DETROIT (AP) _ The Michigan attorney general said Tuesday he would not bring charges against Mayor Kwame Kilpatrick and his security force after completing a sweeping investigation into allegations of misconduct.

``The task was simple: Do we have evidence of crimes being committed? The answer is ’no,‴ Attorney General Mike Cox said.

Kilpatrick came under scrutiny after a deputy police chief charged that the mayor fired him May 9 for investigating allegations of drunken driving, falsified overtime records and a cover-up by two of the security detail’s 20 members.

The fired deputy, Gary Brown, said he also was looking into an allegation that a wild party was held last year at the mayor’s mansion where there was nude dancing and an assault that was concealed from police.

``Over 50 different witnesses who presumably were in a position to know about such an incident were directly asked about the alleged party,″ Cox said. ``Not one witness had any direct or indirect credible knowledge of such an event.″

``The party has all the earmarks of an ‘urban legend,’ and it should be treated as such,″ he said.

Kilpatrick, 32, has denied the allegations and said the party never occurred. He urged the city Tuesday to move beyond the investigation.

``Let’s forget about the nonsense and let’s get to work,″ he said to a standing ovation and cheers from his supporters.

In Cox’s five-week investigation, more than 120 witnesses were interviewed, 90 subpoenas were issued, a forensic analysis of computers was performed and more than 10,000 pages of documents were reviewed.

Brown filed a lawsuit on June 2 and accused the city and its officials of violating the state Whistleblowers’ Protection Act by firing him.
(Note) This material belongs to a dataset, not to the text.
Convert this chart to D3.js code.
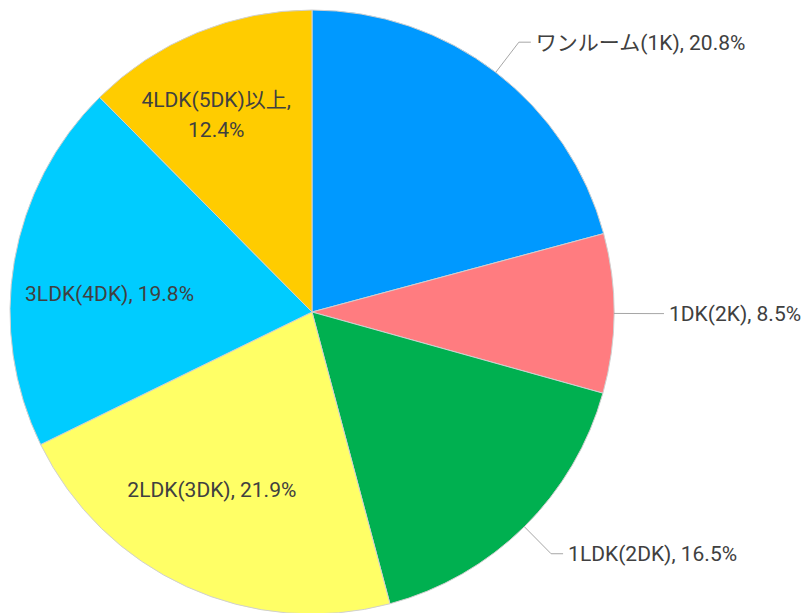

He is seeking $6 million in damages.

Michael Stefani, one of the attorneys representing Brown in his civil suit, said the attorney general’s office did what was appropriate under the circumstances. Stefani said the lack of criminal charges won’t hurt the pending lawsuit.

Kilpatrick, the son of Michigan politicians, has been dogged for much of his 17-month tenure by complaints about his large security detail and his decision to give city jobs to friends and relatives. He has also been faced with cleaning up corruption in Detroit’s police department.

Also Tuesday, about 200 relatives, friends, union members and off-duty police officers rallied outside a precinct in support of 17 officers indicted on federal conspiracy charges. The officers are accused of stealing money and drugs from suspects during illegal searches.

Across the street, about a dozen members of Coalition Against Police Brutality demonstrated in support of the government’s actions, Detroit television station WXYZ reported.